A new medium-term plan through 2022 acknowledges green finance as a driver of the company’s growth and begins with plans to hold all of Agricole’s own entities to a climate strategy aligned with the Paris Agreement. An independent certification process and report are expected next year.
Yet it’s what the bank plans in its external relationships that’s really turning some heads. There will be no new business with companies that are planning or developing coal energy, or for those who rely on coal interests for more than 25 percent of their revenues, unless they’ve already announced plans to end coal or intend to do so by 2021. The company will assign transition ratings to its largest corporate customers in order to structure the process, and to initiate their engagement on the clients’ energy transition roadmaps.
Coal will be phased out of Agricole portfolios in Europe by 2030, in China by 2040 and everywhere in 2050.
The Group “intends to be the European leader in responsible investment,” it said in its statement, and part of that vision means it will be doubling the size of its green loans portfolio to €13 billion by 2022. It’s already rated in one report as a top performer on low levels of fossil fuel investment, and in France alone, Credit Agricole expects to finance one of every three renewable energy projects.
The policy covering European Union and Organization for Economic Co-operation and Development (OECD) nations puts European utility companies in the financial crosshairs. They potentially include Germany’s RWE and Uniper, Czech Republic’s CEZ, Spain’s Endesa and Poland’s PGE, above, according to industry analysts.
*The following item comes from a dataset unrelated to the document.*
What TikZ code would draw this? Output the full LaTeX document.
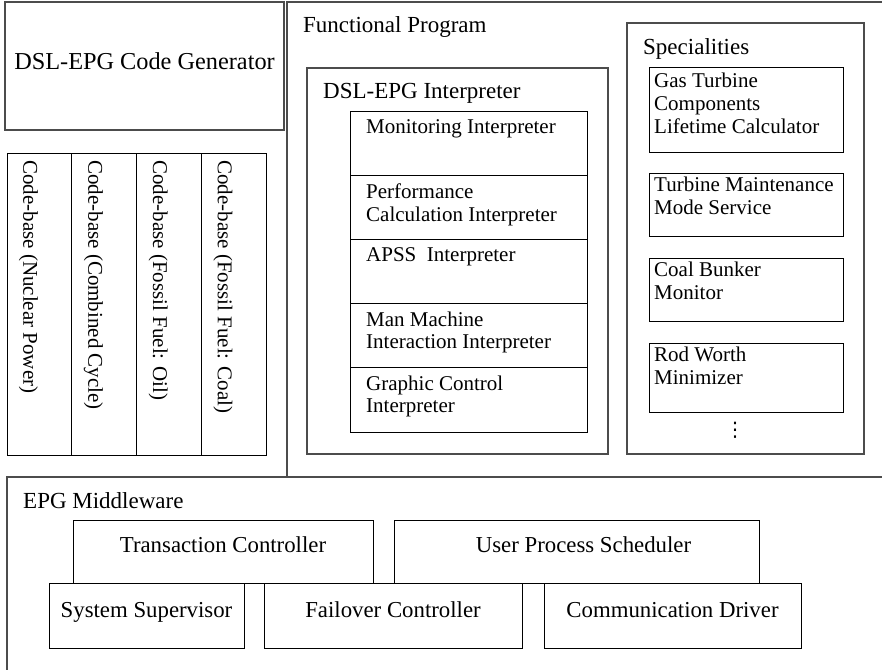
\documentclass[tikz,border=0pt]{standalone}
\usepackage{fontspec}
\setmainfont{Liberation Serif}
\newfontfamily\dotsfont{DejaVu Sans}
\usetikzlibrary{calc}
\begin{document}
\begin{tikzpicture}[x=1pt,y=-1pt,
  outerbox/.style={draw=black!70, line width=1.3pt, rectangle, inner sep=0pt, outer sep=0pt, anchor=north west},
  innerbox/.style={draw=black, line width=1pt, rectangle, inner sep=0pt, outer sep=0pt, anchor=north west},
  head/.style={inner sep=0pt, anchor=base west, font=\fontsize{23}{26}\selectfont},
  midtxt/.style={inner sep=0pt, anchor=base, font=\fontsize{22.8}{26}\selectfont},
  txt/.style={inner sep=0pt, anchor=base west, font=\fontsize{21}{22.5}\selectfont},
  sptxt/.style={inner sep=0pt, anchor=base west, font=\fontsize{21}{23}\selectfont}
]
\useasboundingbox (0,0) rectangle (882,669);
\clip (0,0) rectangle (882,669);

% ---------------- left column ----------------
\node[outerbox, minimum width=279pt, minimum height=128pt] (gen) at (5,2) {};
\node[head, anchor=base, font=\fontsize{24.3}{28}\selectfont] (gent) at ($(gen.north)+(0,68)$) {DSL-EPG Code Generator};

\foreach \i/\nm/\lab in {0/cba/{Code-base (Nuclear Power)},1/cbb/{Code-base (Combined Cycle)},2/cbc/{Code-base (Fossil Fuel: Oil)},3/cbd/{Code-base (Fossil Fuel: Coal)}}{
  \node[innerbox, minimum width=64.75pt, minimum height=302pt] (\nm) at ({7+64.75*\i},153) {};
  \node[txt, rotate=-90, anchor=base west] (\nm t) at ($(\nm.north west)+(16.5,7)$) {\lab};
}

% ---------------- functional program ----------------
\node[outerbox, minimum width=650pt, minimum height=475pt] (fp) at (287,2) {};
\node[head] (fpt) at ($(fp.north west)+(16,31)$) {Functional Program};

\node[outerbox, minimum width=301pt, minimum height=386pt] (intp) at (307,68) {};
\node[head] (intpt) at ($(intp.north west)+(16,30)$) {DSL-EPG Interpreter};

\node[innerbox, minimum width=237pt, minimum height=64.2pt] (r1) at (350,111) {};
\node[innerbox, minimum width=237pt, minimum height=64.2pt] (r2) at (r1.south west) {};
\node[innerbox, minimum width=237pt, minimum height=64.2pt] (r3) at (r2.south west) {};
\node[innerbox, minimum width=237pt, minimum height=64.2pt] (r4) at (r3.south west) {};
\node[innerbox, minimum width=237pt, minimum height=64.2pt] (r5) at (r4.south west) {};
\node[txt] (r1t) at ($(r1.north west)+(16,22.5)$) {Monitoring Interpreter};
\node[txt] (r2t) at ($(r2.north west)+(16,23.5)$) {\begin{tabular}[t]{@{}l@{}}Performance\\Calculation Interpreter\end{tabular}};
\node[txt] (r3t) at ($(r3.north west)+(16,22.5)$) {APSS\ \ Interpreter};
\node[txt] (r4t) at ($(r4.north west)+(16,22.5)$) {\begin{tabular}[t]{@{}l@{}}Man Machine\\Interaction Interpreter\end{tabular}};
\node[txt] (r5t) at ($(r5.north west)+(16,22.5)$) {\begin{tabular}[t]{@{}l@{}}Graphic Control\\Interpreter\end{tabular}};

\node[outerbox, minimum width=237pt, minimum height=431pt] (spec) at (627,23) {};
\node[head] (spect) at ($(spec.north west)+(16,32)$) {Specialities};

\node[innerbox, minimum width=194pt, minimum height=85pt] (s1) at (649,67) {};
\node[innerbox, minimum width=194pt, minimum height=63pt] (s2) at (649,173) {};
\node[innerbox, minimum width=194pt, minimum height=63pt] (s3) at (649,258) {};
\node[innerbox, minimum width=194pt, minimum height=69pt] (s4) at (649,343) {};
\node[sptxt] (s1t) at ($(s1.north west)+(5,20)$) {\begin{tabular}[t]{@{}l@{}}Gas Turbine\\Components\\Lifetime Calculator\end{tabular}};
\node[sptxt] (s2t) at ($(s2.north west)+(5,18)$) {\begin{tabular}[t]{@{}l@{}}Turbine Maintenance\\Mode Service\end{tabular}};
\node[sptxt] (s3t) at ($(s3.north west)+(5,18)$) {\begin{tabular}[t]{@{}l@{}}Coal Bunker\\Monitor\end{tabular}};
\node[sptxt] (s4t) at ($(s4.north west)+(5,18)$) {\begin{tabular}[t]{@{}l@{}}Rod Worth\\Minimizer\end{tabular}};
\node[inner sep=0pt, anchor=center, font=\dotsfont\fontsize{20}{22}\selectfont] (dots) at (735,430) {⋮};

% ---------------- middleware ----------------
\node[outerbox, minimum width=900pt, minimum height=250pt] (mw) at (7,477) {};
\node[head] (mwt) at ($(mw.north west)+(16,31)$) {EPG Middleware};

\node[innerbox, minimum width=300pt, minimum height=63pt] (tc) at (73,520) {};
\node[innerbox, minimum width=365pt, minimum height=63pt] (ups) at (394,520) {};
\node[innerbox, minimum width=195pt, minimum height=65pt] (ss) at (49,583) {};
\node[innerbox, minimum width=258pt, minimum height=65pt] (fc) at (264,583) {};
\node[innerbox, minimum width=257pt, minimum height=65pt] (cd) at (544,583) {};
\node[midtxt] (tct) at ($(tc.north)+(0,32)$) {Transaction Controller};
\node[midtxt] (upst) at ($(ups.north)+(7,32)$) {User Process Scheduler};
\node[midtxt] (sst) at ($(ss.north)+(0,34)$) {System Supervisor};
\node[midtxt] (fct) at ($(fc.north)+(0,34)$) {Failover Controller};
\node[midtxt] (cdt) at ($(cd.north)+(0,34)$) {Communication Driver};
\end{tikzpicture}
\end{document}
“These five European utilities … may be forced to revise their coal development plans as the finance community continues to pile on the pressure to shift to urgently needed low-carbon alternatives,” warned the Institute for Energy Economics and Financial Analysis (IEEFA), based in the United States.
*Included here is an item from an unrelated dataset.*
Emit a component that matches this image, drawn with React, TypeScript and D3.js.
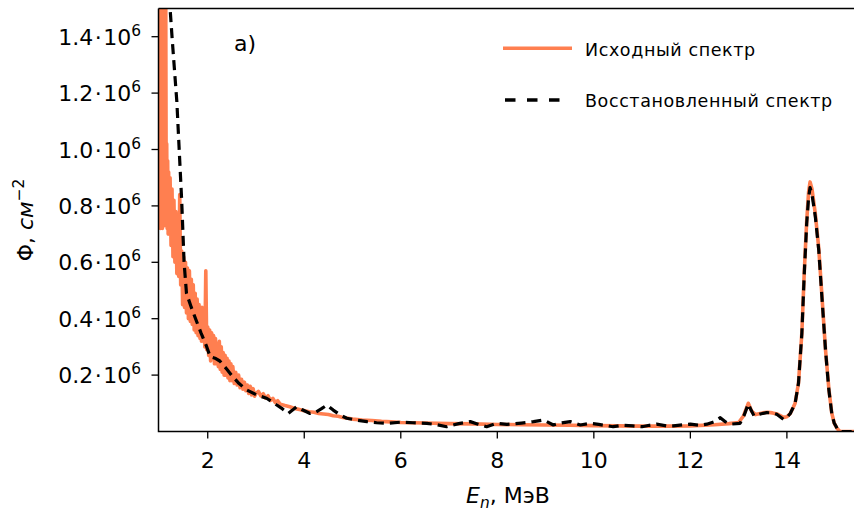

Agricole’s decision is the latest among global banks, insurers and other financial institutions that are responding to both the climate crisis and their shareholder demands. “Global capital is fleeing the thermal coal sector. This is no passing fad,” IEEFA said in a February 2019 report.
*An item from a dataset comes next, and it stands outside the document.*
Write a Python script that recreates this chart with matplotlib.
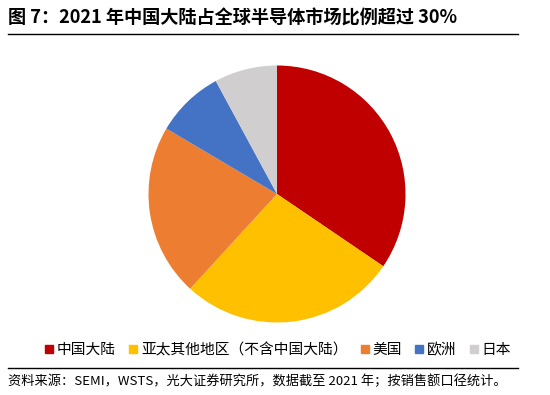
import matplotlib
matplotlib.use("Agg")
import matplotlib.pyplot as plt
from matplotlib.lines import Line2D

plt.rcParams['font.family'] = ['Noto Sans CJK SC', 'DejaVu Sans']

categories = ['中国大陆', '亚太其他地区（不含中国大陆）', '美国', '欧洲', '日本']
values = [34.5, 27.3, 21.7, 8.6, 7.9]
colors = ['#C00000', '#FFC000', '#ED7D31', '#4472C4', '#D0CECE']
title = '图 7：2021 年中国大陆占全球半导体市场比例超过 30%'
source = '资料来源：SEMI，WSTS，光大证券研究所，数据截至 2021 年；按销售额口径统计。'

W, H = 550, 395
fig = plt.figure(figsize=(W / 100, H / 100), dpi=100)

# Pie axes: center (277,194), radius 128 px
cx, cy, r = 277, 194, 128.5
ax = fig.add_axes([(cx - r) / W, (H - cy - r) / H, 2 * r / W, 2 * r / H])
wedges, _ = ax.pie(values, colors=colors, startangle=90, counterclock=False,
                   radius=1.0, wedgeprops=dict(linewidth=0))
ax.set_xlim(-1, 1)
ax.set_ylim(-1, 1)
ax.set_aspect('equal')
ax.axis('off')

# Title
fig.text(8 / W, 1 - 18 / H, title, fontsize=13.1, fontweight='bold',
         ha='left', va='center', color='#000000')
fig.add_artist(Line2D([8 / W, 518 / W], [1 - 34 / H, 1 - 34 / H],
                      color='black', linewidth=1.0))

# Legend
handles = [Line2D([], [], marker='s', linestyle='none', markersize=5.8,
                  markerfacecolor=c, markeredgecolor=c) for c in colors]
fig.legend(handles, categories, loc='center', bbox_to_anchor=(278 / W, 1 - 350 / H),
           ncol=5, frameon=False, prop=dict(size=10.6),
           handlelength=0.55, handletextpad=0.27, columnspacing=0.88,
           borderaxespad=0, borderpad=0)

fig.add_artist(Line2D([8 / W, 518 / W], [1 - 368 / H, 1 - 368 / H],
                      color='black', linewidth=1.0))

# Source
fig.text(8 / W, 1 - 381 / H, source, fontsize=9.5, ha='left', va='center',
         color='#000000')

fig.savefig('out.png', dpi=100)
It’s been the trend since World Bank first moved to leave coal behind in 2013. The COP 24 conference in Poland in December saw 454 investors representing more than $32 trillion in assets jointly sign the 2018 Global Investor Statement to Governments on Climate Change, which also called for a coal phaseout.
“The global shift to clean energy is under way, but much more needs to be done by governments to accelerate the low carbon transition and to improve the resilience of our economy, society and the financial system to climate risks,” the letter said.
A database on companies and coal divestment is available at the Global Coal Exit List.